The Pentagon’s recent decision to cut its Brigade Combat Teams in Europe from four to three is a clear, blunt message: the United States is tired of carrying allies who won’t carry their share. The move reduces U.S. brigade-level presence back toward 2021 levels and even delayed a planned rotation to Poland. This is not a technical footnote — it’s a political prod aimed squarely at NATO burden‑sharing, and it deserves a cold, clear look.
What the Pentagon announced
The Pentagon says the cut returns Brigade Combat Team levels in Europe to roughly where they were before the Ukraine war boosted U.S. deployments. A brigade is roughly 4,000–4,700 troops, so removing one BCT matters on the ground. Officials also ordered a separate pull of about 5,000 troops from Germany over the coming months. The Department of Defense frames this as a force‑posture realignment, but everyone understands the other part of the message: fewer American boots where partners won’t step up.
Why the White House says it did this
The administration is spelling out the reasoning in plain English. Vice President JD Vance says Europe must “take more ownership” of its defense, and Secretary of Defense Pete Hegseth has acted on that guidance. President Donald Trump has publicly complained about countries like Italy and Spain and hinted he’ll move troops if they don’t start pulling their weight.

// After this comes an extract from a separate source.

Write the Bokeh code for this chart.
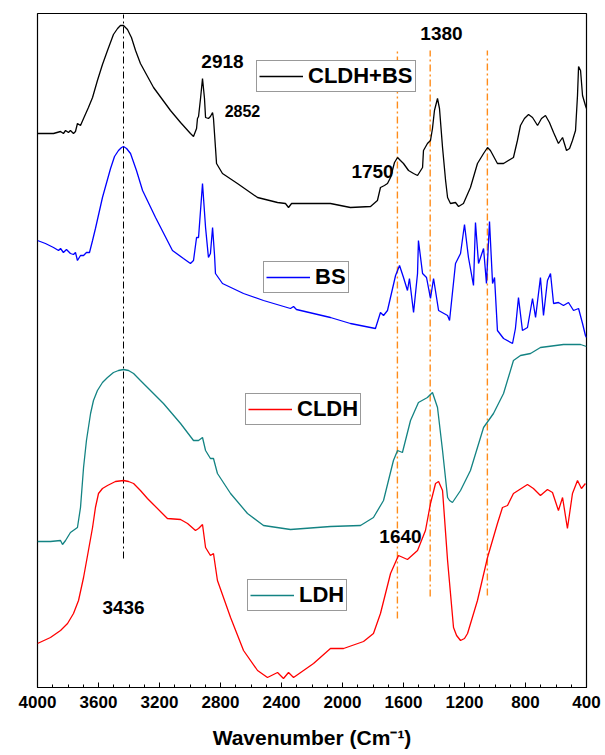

In short: this is incentive politics, not isolationism — the goal is to make NATO countries spend money and build capabilities, not to hand them American security on a silver platter.
Poland is the example — and the rub
Poland is being held up as a model because it leads many European NATO members in defense spending as a share of GDP. The Pentagon even described Poland as a “model” ally while saying the delayed rotation to Poland is temporary. That praise is deserved. But there’s a balancing act: eastern‑flank reassurance matters. If U.S. posture changes are seen as punitive or erratic, they could weaken deterrence against real threats. The right move is to pressure allies to spend more — while keeping enough capability forward to deter aggression.

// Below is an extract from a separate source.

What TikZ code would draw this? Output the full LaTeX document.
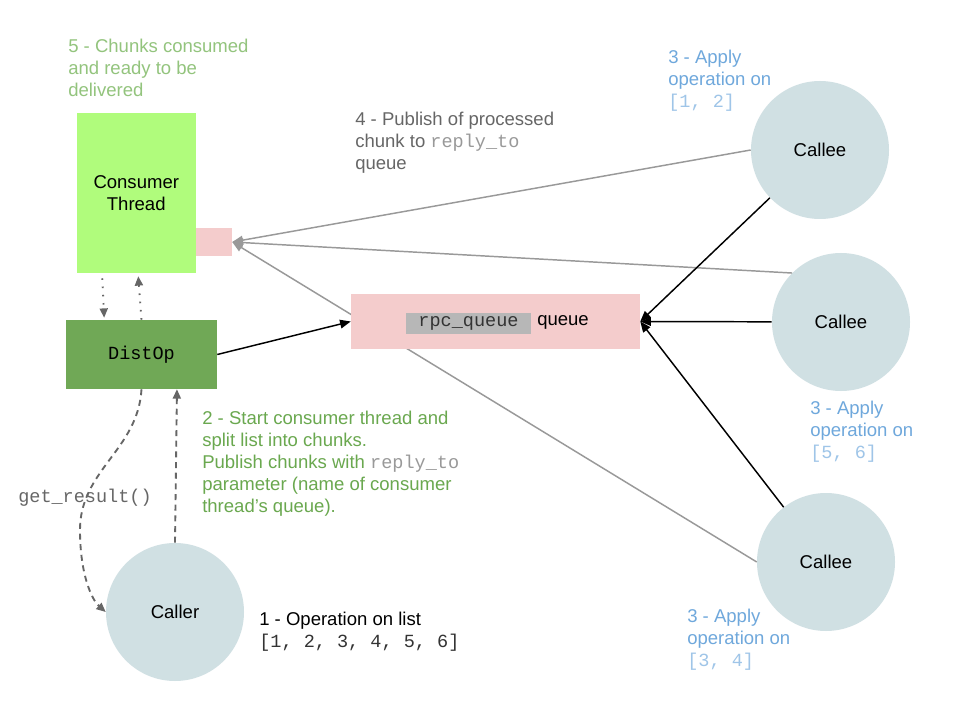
\documentclass[tikz,border=0pt]{standalone}
\usepackage{fontspec}
\setmainfont{Liberation Sans}
\setmonofont{Liberation Mono}
\usetikzlibrary{arrows.meta}
\definecolor{callfill}{RGB}{208,224,227}
\definecolor{threadgreen}{RGB}{176,252,124}
\definecolor{distgreen}{RGB}{112,168,86}
\definecolor{queuepink}{RGB}{244,204,204}
\definecolor{namegray}{RGB}{183,183,183}
\definecolor{stepblue}{RGB}{111,168,220}
\definecolor{stepblueli}{RGB}{159,197,232}
\definecolor{stepgreen}{RGB}{106,168,79}
\definecolor{steplime}{RGB}{147,196,125}
\definecolor{stepgray}{RGB}{102,102,102}
\definecolor{linegray}{RGB}{153,153,153}
\definecolor{codegray}{RGB}{51,51,51}

\begin{document}
\begin{tikzpicture}[x=0.75pt, y=-0.75pt,
    every node/.style={font=\fontsize{13.9}{16.5}\selectfont},
    box/.style={rectangle, inner sep=0pt},
    proc/.style={circle, fill=callfill, minimum size=103.5pt, inner sep=0pt},
    note/.style={anchor=north west, align=left, inner sep=0pt},
    call/.style={-{Triangle[length=8pt,width=6.5pt]}, line width=1.1pt, black},
    reply/.style={-{Triangle[length=8pt,width=6.5pt]}, line width=1.1pt, linegray},
    local/.style={-{Triangle[length=7pt,width=6pt]}, line width=1.4pt, stepgray, dash pattern=on 4.5pt off 3.5pt},
    signal/.style={-{Triangle[length=7pt,width=6pt]}, line width=1.4pt, stepgray, dash pattern=on 1.2pt off 5pt}]
    \fill[white] (0,0) rectangle (960,720);
    \useasboundingbox (0,0) rectangle (960,720);

    % Consumer thread and its reply queue
    \node[box, fill=threadgreen, minimum width=89.6pt, minimum height=120pt, align=center] (consumer) at (136.25,193) {Consumer\\Thread};
    \node[box, fill=queuepink, minimum width=27pt, minimum height=21pt] (replyq) at (214,242) {};

    % Callees
    \node[proc] (callee1) at (820,150) {Callee};
    \node[proc] (callee2) at (841,322) {Callee};
    \node[proc] (callee3) at (826,562) {Callee};

    % Replies back to the consumer thread
    \draw[reply] (callee1.west) -- (replyq.east);
    \draw[reply] (callee2.135) -- (replyq.east);
    \draw[reply] (callee3.west) -- (replyq.east);

    % RPC queue
    \node[box, fill=queuepink, minimum width=216.75pt, minimum height=41.25pt] (rpcq) at (495.5,321.5) {};
    \node[box, fill=namegray, minimum width=93.75pt, minimum height=15.75pt] (rpcname) at (468.5,323.5) {\textcolor{codegray}{\texttt{rpc\_queue}}};
    \node[anchor=west, inner sep=0pt] (rpcword) at (537,322) {queue};

    % DistOp and caller
    \node[box, fill=distgreen, minimum width=113.25pt, minimum height=51.75pt] (distop) at (141.5,354.5) {\texttt{DistOp}};
    \node[proc] (caller) at (175,612) {Caller};

    % Calls into the queue
    \draw[call] (distop.east) -- (rpcq.west);
    \draw[call] (callee1) -- (rpcq.east);
    \draw[call] (callee2) -- (rpcq.east);
    \draw[call] (callee3) -- (rpcq.east);

    % Thread start / results
    \draw[signal] ([xshift=-25.5pt,yshift=-3.75pt]consumer.south) -- ([xshift=-28pt,yshift=1.5pt]distop.north);
    \draw[signal] (distop.north) -- ([xshift=1.5pt,yshift=-2.25pt]consumer.south);

    % Caller and DistOp
    \draw[local] (caller.north) -- ([xshift=26.6pt]distop.south);
    \draw[local] (distop.south) .. controls (138,450) and (80,470) .. (80,530)
        .. controls (80,575) and (92,600) .. (caller.west);
    \node[anchor=west, inner sep=0pt, text=stepgray] (getres) at (18,498) {\texttt{get\_result()}};

    % Step notes
    \node[note, text=steplime] (note5) at (68,39) {5 - Chunks consumed\\and ready to be\\delivered};
    \node[note, text=stepgray] (note4) at (355,112) {4 - Publish of processed\\chunk to \textcolor{linegray}{\texttt{reply\_to}}\\queue};
    \node[note, text=stepgreen] (note2) at (202,411) {2 - Start consumer thread and\\split list into chunks.\\Publish chunks with \textcolor{linegray}{\texttt{reply\_to}}\\parameter (name of consumer\\thread's queue).};
    \node[note] (note1) at (259,612) {1 - Operation on list\\\textcolor{codegray}{\texttt{[1, 2, 3, 4, 5, 6]}}};
    \node[note, text=stepblue] (note3a) at (668,50) {3 - Apply\\operation on\\\textcolor{stepblueli}{\texttt{[1, 2]}}};
    \node[note, text=stepblue] (note3b) at (810,400.5) {3 - Apply\\operation on\\\textcolor{stepblueli}{\texttt{[5, 6]}}};
    \node[note, text=stepblue] (note3c) at (687,609) {3 - Apply\\operation on\\\textcolor{stepblueli}{\texttt{[3, 4]}}};
\end{tikzpicture}
\end{document}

Bottom line: tough love, with muscle
Conservatives ought to cheer the message that NATO must do more for its own defense. It’s smart to stop subsidizing perpetual free riders. But tough love isn’t useful if it leaves empty gaps. The Pentagon’s cut of a BCT and the Germany drawdown are sensible leverage — as long as Washington keeps a credible rapid‑response force and clear lines of commitment to partners who step up. If allies want American protection, they can start writing checks and building capabilities. If not, don’t be surprised when the Pentagon brings troops home and leaves Europe to explain that reality to itself.